When a group of nine activists – including a nurse, an artist, and three priests – publicly burned draft files with homemade napalm in May 1968, such acts of protest had not yet taken hold of the imagination of young America as they would a year later. The nine grappled with fervid political convictions and a solid religious backbone in their decision to make a symbolic anti-war statement as a kind of ideological publicity stunt. Their original plan to stain draft files with blood was deemed too lightweight in favor of a demonstration by fire that would make a stronger impact on the American conversation about its presence in Vietnam. 

Sachs had a whimsical hand on the camera while shooting the story of the Catonsville 9. Interviews might trail off out the window or move to a speaker’s fingers turning a small stone. Often the tight depth-of-field shifts the object – be it a bouquet of flowers sent by the Catonsville 9 from prison, or an anti-war newspaper ad – out of focus. Her stammering editing pace and hand-held camerawork is more avant-garde than MTV as the film moves apace with its idea that the history of Vietnam protests is more than simply a battle of hawks and doves. 

“Investigation of a Flame” is part of the “Rebels With a Cause” program, which also includes “The Magic of Radio,” a 23-minute documentary by longtime Bay Area filmmaker Greta Snider. In keeping with her punk-rock and counterculture roots (“Hardcore Home Movie,” “Portland”), Snider’s three-part film is a meditation on the phenomenon of remote signs of life moving invisibly through the air on carrier waves. 

A benign radio “pirate” bicycles a micro-transmitter through the streets of Portland, Ore., transmitting a cassette Walkman to anybody who happens to be tuned into her 30-yard reach while she pedals past. The process of putting out signal with a hands-on approach is its own quiet reward, because odds are very few people, if any, hear it. Not even we, the viewers, are allowed to hear whatever it is she’s broadcasting. 

A group of underground radio broadcasters called “Free Radio Austin” talk and play music out of a shack in Austin, Texas. Snider joins DJs Grinder Bitch and Feral as they rant and reminisce over the air about their crazy times spent in the shack and the other DJs they meet while doing their show. We never know who’s listening. The third subject is an amateur ham radio operator who seems most enthusiastic about building his own equipment to bounce signals off the moon than he is the content of the signal being bounced. 

The “Magic of Radio” visits three places in which an alternative space is being carved out of the airwaves, whether or not they have anything to say.
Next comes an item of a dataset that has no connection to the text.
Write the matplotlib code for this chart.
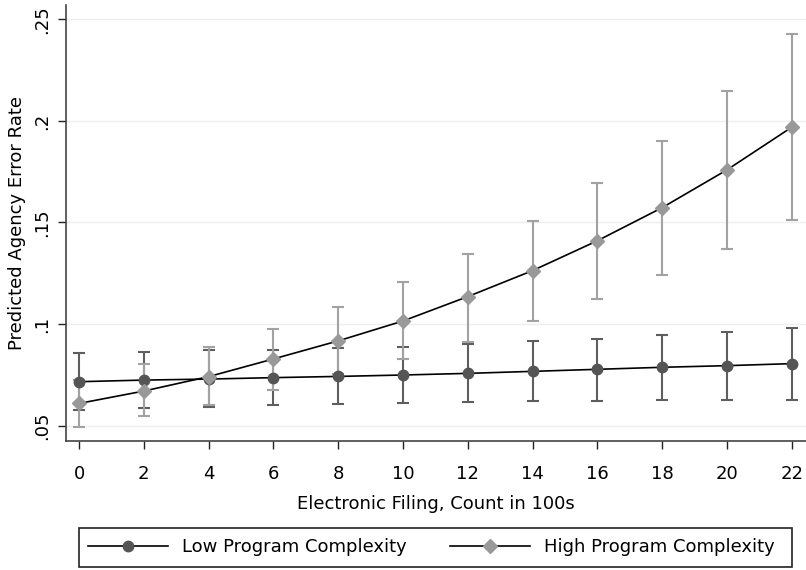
import matplotlib
matplotlib.use("Agg")
import matplotlib.pyplot as plt
from matplotlib.patches import Rectangle
import numpy as np

plt.rcParams['font.family'] = ['DejaVu Sans']

filing = [0, 2, 4, 6, 8, 10, 12, 14, 16, 18, 20, 22]

low_mean = [0.0716, 0.0724, 0.0729, 0.0736, 0.0742, 0.0749, 0.0757, 0.0767, 0.0777, 0.0787, 0.0795, 0.0805]
low_upper = [0.0856, 0.0861, 0.0872, 0.0872, 0.0880, 0.0888, 0.0901, 0.0915, 0.0928, 0.0946, 0.0962, 0.0982]
low_lower = [0.0576, 0.0585, 0.0593, 0.0600, 0.0606, 0.0609, 0.0616, 0.0619, 0.0622, 0.0626, 0.0627, 0.0627]

high_mean = [0.0609, 0.0670, 0.0741, 0.0828, 0.0917, 0.1015, 0.1135, 0.1263, 0.1410, 0.1573, 0.1759, 0.1969]
high_upper = [0.0724, 0.0801, 0.0885, 0.0975, 0.1085, 0.1205, 0.1345, 0.1509, 0.1693, 0.1903, 0.2149, 0.2429]
high_lower = [0.0494, 0.0547, 0.0601, 0.0675, 0.0752, 0.0828, 0.0913, 0.1016, 0.1125, 0.1241, 0.1371, 0.1512]

y_ticks = [0.05, 0.1, 0.15, 0.2, 0.25]
y_tick_labels = ['.05', '.1', '.15', '.2', '.25']

low_col = '#555555'
low_bar = '#5e5e5e'
high_col = '#999999'
high_bar = '#a2a2a2'

fig = plt.figure(figsize=(8.06, 5.70), dpi=100)
ax = fig.add_axes([0.082, 0.2263, 0.918, 0.765])

x = np.array(filing)
for mean, up, lo, c in [(low_mean, low_upper, low_lower, low_bar),
                        (high_mean, high_upper, high_lower, high_bar)]:
    mean = np.array(mean)
    err = [mean - np.array(lo), np.array(up) - mean]
    ax.errorbar(x, mean, yerr=err, fmt='none', ecolor=c, elinewidth=1.5,
                capsize=4, capthick=1.5, zorder=2)

l1, = ax.plot(x, low_mean, color='black', lw=1.2, marker='o', ms=7.5,
              mfc=low_col, mec=low_col, zorder=3, label='Low Program Complexity')
l2, = ax.plot(x, high_mean, color='black', lw=1.2, marker='D', ms=7.5,
              mfc=high_col, mec=high_col, zorder=4, label='High Program Complexity')

ax.set_xlim(-0.4, 22.44)
ax.set_ylim(0.0424, 0.2571)
ax.set_xticks(filing)
ax.set_yticks(y_ticks)
ax.set_yticklabels(y_tick_labels, rotation=90, va='center')
ax.tick_params(axis='both', direction='out', length=6, width=1, labelsize=13,
               color='#222222', pad=5)
ax.tick_params(axis='x', pad=11)
ax.grid(axis='y', color='#eeeeee', lw=1)
ax.set_axisbelow(True)
for s in ['top', 'right']:
    ax.spines[s].set_visible(False)
for s in ['left', 'bottom']:
    ax.spines[s].set_color('#444444')
    ax.spines[s].set_linewidth(1.2)

ax.set_xlabel('Electronic Filing, Count in 100s', fontsize=13, labelpad=9)
ax.set_ylabel('Predicted Agency Error Rate', fontsize=13, labelpad=5)

# legend box drawn separately so the entries can sit where they do in the original
fig.patches.append(Rectangle((79 / 806, 3 / 570), 713 / 806, 39 / 570,
                             transform=fig.transFigure, fill=False,
                             edgecolor='#222222', lw=1.2))
leg = fig.legend(handles=[l1, l2], loc='center left', ncol=2,
                 bbox_to_anchor=(88 / 806, 0.0395), fontsize=13,
                 handlelength=4.43, handletextpad=0.78, columnspacing=2.4,
                 borderpad=0, borderaxespad=0, frameon=False)

fig.savefig('out.png', dpi=100)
Sinder’s grass-roots filmmaking, with montage sequences of sound and image pulled out of a night sky alive with signal, is less a call for communication than a need to stake a claim in the crowded ether. 

The films of MadCat have a drive to communicate, but often what is strongest is the filmmakers’ enthusiasm for their craft. Marketing and finding a niche audience is clearly not as important as getting their hands dirty with cutting and pasting celluloid, shooting and lighting sets, and with pushing ideas around a frame.